İsyanın merkezinde televizyon dizilerinin süreleri vardı. Doksan dakikanın çok
üstündeki dizi süreleri, çalışma koşullarını zorlaştırıyor, insan hayatına kanalların
reklam geliri üstünden değer biçiliyordu. Türkiye’nin televizyon yıldızları “Bu
koşullarda çalışmak istemiyoruz, ölümler başladı artık dur demek lazım,
mücadeleye devam edeceğiz,” diyorlardı.

Peki geçen iki yılda ne oldu?
Sen-Der’in kararlılığına Oyuncular Sendikası başta olmak üzere diğer meslek
birlikleri de destek verdi. Konu meclise kadar taşındı. Görüşmeler yapıldı.
Dosyalar gitti geldi. Bir daha soralım; peki geçen iki yılda ne oldu? Açıkçası
net şekilde değişen bir durum yok. Seyirci uyuşturucusu elinden alınacak
müptela benzeri bir panikle sessizliği tercih etti. Kimileri de başrol
oyuncularının magazin malzemesi olmuş gelirleri üstünden “Çuvalla para
kazanıyorlar, bir de söyleniyorlar,” ezberini tekrarladı. Benzer konuların,
sıkıcı hikayelerin iktidarı sürdü gitti.


Yapımcılar hala aynı kafada. Çalışma
koşulları televizyon kanallarının umurunda değil. Ya da bizlerden gizli bir
takım gelişmeler oluyor ve ben cahilce yazıyorsam, sonuçlar gözümüzün önünde
değil.
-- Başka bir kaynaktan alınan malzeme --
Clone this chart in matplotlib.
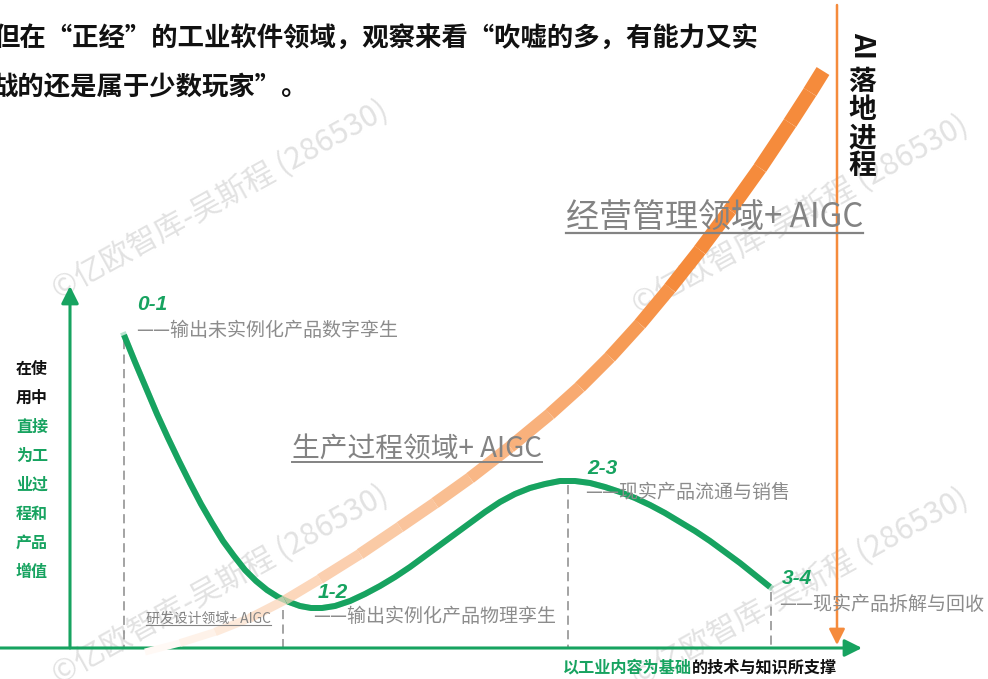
import matplotlib.pyplot as plt
import numpy as np
from matplotlib.collections import LineCollection
from matplotlib.colors import to_rgb

plt.rcParams['font.family'] = ['Noto Sans CJK SC', 'DejaVu Sans']

GREEN = '#17A360'
ORANGE = '#F58B3C'
GREY = '#838383'

# 工业产品价值曲线 (读图所得, 像素坐标)
curve_x = [124, 135, 146, 157, 168, 179, 190, 201, 212, 223, 234, 245, 256, 267,
           278, 289, 300, 311, 322, 335, 350, 365, 380, 395, 410, 425, 440, 455,
           470, 485, 500, 515, 530, 545, 560, 575, 590, 605, 620, 635, 650, 665,
           680, 695, 710, 725, 740, 755, 770]
curve_y = [335, 362, 388, 414, 438, 461, 483, 504, 523, 541, 556, 570, 581, 590,
           597, 602, 606, 608, 608, 606, 601, 594, 586, 577, 567, 556, 545, 534,
           523, 512, 502, 494, 488, 484, 481, 481, 483, 487, 492, 498, 505, 513,
           522, 531, 541, 552, 563, 575, 587]

# AI 落地进程带
band_x = [145, 180, 215, 250, 285, 320, 360, 400, 435, 470, 510, 550, 580, 610,
          640, 670, 700, 730, 760, 790, 810, 823]
band_y = [652, 643, 632, 618, 600, 579, 554, 527, 503, 478, 447, 414, 387, 357,
          324, 288, 250, 210, 168, 123, 92, 71]

# 阶段
stage_x = [124, 283, 568, 771]
stage_top = [340, 610, 485, 592]
stage_names = ['0-1', '1-2', '2-3', '3-4']
stage_desc = ['——输出未实例化产品数字孪生', '——输出实例化产品物理孪生',
              '——现实产品流通与销售', '——现实产品拆解与回收']

# 领域 + AIGC
domain_names = ['经营管理领域+ AIGC', '生产过程领域+ AIGC', '研发设计领域+ AIGC']

headline = ['但在“正经”的工业软件领域，观察来看“吹嘘的多，有能力又实',
            '战的还是属于少数玩家”。']
y_label_black = ['在使', '用中']
y_label_green = ['直接', '为工', '业过', '程和', '产品', '增值']
x_label = ['以工业内容为基础', '的技术与知识所支撑']
ai_title = ['落', '地', '进', '程']
watermark = '©亿欧智库-吴斯程 (286530)'

fig = plt.figure(figsize=(9.88, 6.79), dpi=100)
ax = fig.add_axes([0, 0, 1, 1])
ax.set_xlim(0, 988)
ax.set_ylim(679, 0)
ax.axis('off')

# 水印
for wx, wy in [(220, 200), (220, 585), (800, 215), (800, 588)]:
    ax.text(wx, wy, watermark, rotation=29, ha='center', va='center',
            fontsize=22, weight='light', color='#D8D8D8', alpha=0.75, zorder=0)

# 虚线
for sx, st in zip(stage_x, stage_top):
    ax.plot([sx, sx], [st, 648], color='#8A8A8A', lw=1.1, ls=(0, (6, 3.5)), zorder=1)

# 坐标轴箭头
arr = dict(arrowstyle='-|>', color=GREEN, lw=2.2, mutation_scale=26,
           shrinkA=0, shrinkB=0)
ax.annotate('', xy=(70, 286), xytext=(70, 648), arrowprops=arr, zorder=2)
ax.annotate('', xy=(862, 648), xytext=(0, 648), arrowprops=arr, zorder=2)
ax.annotate('', xy=(837, 645), xytext=(837, 5),
            arrowprops=dict(arrowstyle='-|>', color=ORANGE, lw=1.8,
                            mutation_scale=24, shrinkA=0, shrinkB=0), zorder=2)

# 绿色价值曲线
ax.plot(curve_x, curve_y, color=GREEN, lw=4.3, solid_capstyle='butt',
        solid_joinstyle='round', zorder=3)

# 橙色渐变带
pts = np.column_stack([band_x, band_y])
segs = np.stack([pts[:-1], pts[1:]], axis=1)
n = len(segs)
t = np.arange(n) / (n - 1)
alpha = np.interp(t, [0, 0.08, 0.22, 0.36, 0.56, 0.66, 0.75, 1],
                  [0.05, 0.15, 0.38, 0.52, 0.74, 0.88, 1, 1])
orange = np.array(to_rgb(ORANGE))
cols = [1 - a * (1 - orange) for a in alpha]
widths = np.interp(t, [0, 0.3, 1], [5, 8.2, 10.8])
ax.add_collection(LineCollection(segs, colors=cols, linewidths=widths,
                                 capstyle='butt', joinstyle='round', zorder=4))
# 交叉处绿色隐约透出
ax.plot(curve_x, curve_y, color=GREEN, lw=4.3, alpha=0.3, zorder=5)

# 阶段标签
name_pos = [(137, 305), (318, 592), (587, 468), (782, 578)]
desc_pos = [(136, 331), (313, 616), (585, 492), (779, 604)]
for name, (nx, ny) in zip(stage_names, name_pos):
    ax.text(nx, ny, name, family='Liberation Sans', weight='bold', style='italic',
            fontsize=15, color=GREEN, va='center', ha='left', zorder=6)
for desc, (dx, dy) in zip(stage_desc, desc_pos):
    ax.text(dx, dy, desc, fontsize=13.7, color='#8C8C8C', va='center', ha='left',
            zorder=6)

fig.canvas.draw()
inv = ax.transData.inverted()


def underline(txt, lw, pad=0):
    bb = txt.get_window_extent()
    (x0, y0), (x1, _) = inv.transform([(bb.x0, bb.y0 + pad), (bb.x1, bb.y0 + pad)])
    ax.plot([x0, x1], [y0, y0], color=txt.get_color(), lw=lw, zorder=6)


dom_pos = [(566, 218), (292, 449), (146, 619)]
dom_size = [23.8, 20, 10]
dom_lw = [1.6, 1.4, 0.8]
for name, (px, py), fs, lw in zip(domain_names, dom_pos, dom_size, dom_lw):
    tt = ax.text(px, py, name, fontsize=fs, color=GREY, weight='light',
                 va='center', ha='left', zorder=6)
    fig.canvas.draw()
    underline(tt, lw, pad=fs * 0.12)

# 顶部文字
for i, line in enumerate(headline):
    ax.text([-6, -9][i], 39 + 49 * i, line, fontsize=19, weight='bold',
            color='#111111', va='center', ha='left')

# 纵轴说明
ylab = y_label_black + y_label_green
for i, s in enumerate(ylab):
    ax.text(16, 369 + 29 * i, s, fontsize=11.5, weight='bold',
            color='#111111' if i < 2 else GREEN, va='center', ha='left')

# 横轴说明
t1 = ax.text(563, 668, x_label[0], fontsize=11.6, weight='bold', color=GREEN,
             va='center', ha='left')
fig.canvas.draw()
bb = t1.get_window_extent()
xe = inv.transform([(bb.x1, bb.y0)])[0][0]
ax.text(xe, 668, x_label[1], fontsize=11.6, weight='bold', color='#111111',
        va='center', ha='left')

# AI 落地进程
ax.text(862, 46, 'AI', fontsize=20, weight='bold', color='#111111',
        rotation=-90, ha='center', va='center')
for i, ch in enumerate(ai_title):
    ax.text(862, 82 + 28 * i, ch, fontsize=20, weight='bold', color='#111111',
            ha='center', va='center')

fig.savefig('out.png', dpi=100)
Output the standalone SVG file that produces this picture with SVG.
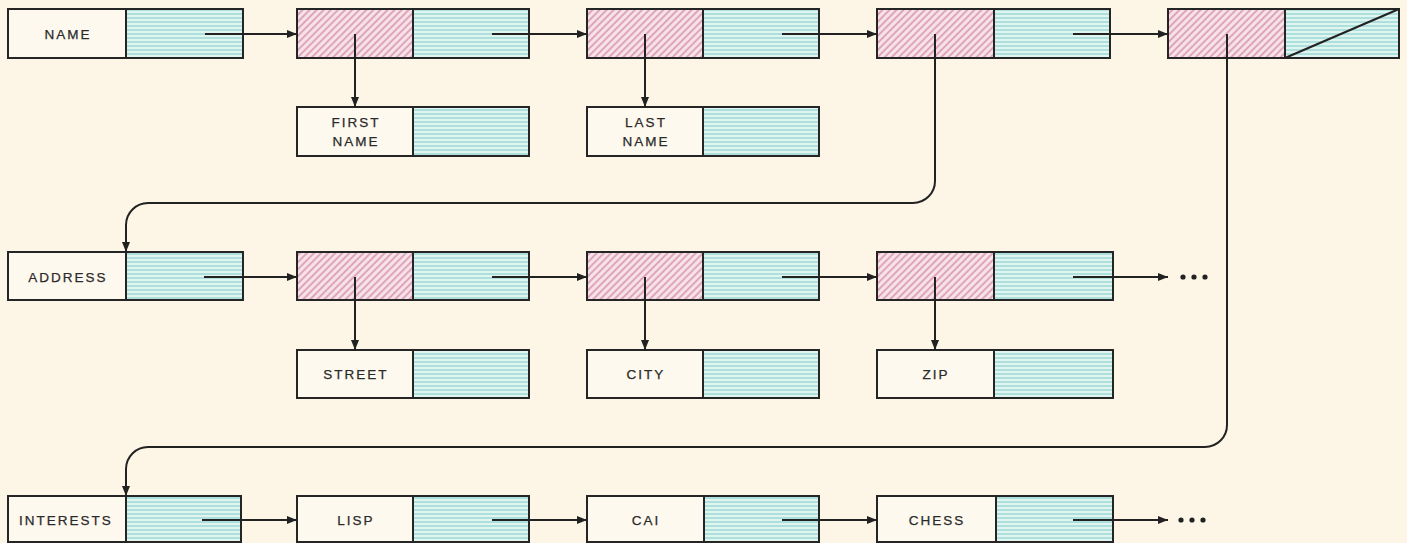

Makinenin çarkları sermayenin istediği gibi dönmeye devam ediyor.
Toplumsal manipülasyonun dinamiklerini belirleyenler istedikleri oyuncuya
istedikleri formayı giydirip sahaya sürüyorlar. Belki birilerinin yüzü gülüyor
ama çoğu yüz acı çizgilerle doluyor. Diziler başlıyor, diziler bitiyor. Televizyonlar
iki reklam arası yayın sürelerini, gazeteler reytingi bol magazin sayfalarını
dolduruyor.


Tülay’ın ve Zehra’nın adını anan kalmadı. Yine de bir başarı
cümlesi aranıyorsa, o da var. İstenen gerçekleşiyor: Bir Millet Uyuyor!

Yorumlar (2)

Bu hususta özellikle oyuncuların tavır koyması şart; eylemle, yürüyüşle, taleple hemen hemen hiçbir hak elde edilemiyor maalesef. Amerika'da olduğu gibi oyuncu ve teknik ekip işlerini durdurma protestosu yaparlarsa, yapımcılar ve kanallar o vakit taviz vermek zorunda kalırlar. Buna cesaret edemedikçe böyle çirkin işlerde, böyle çirkin şartlarla çalışmaya devam edecekler büyük ihtimalle, yine maalesef.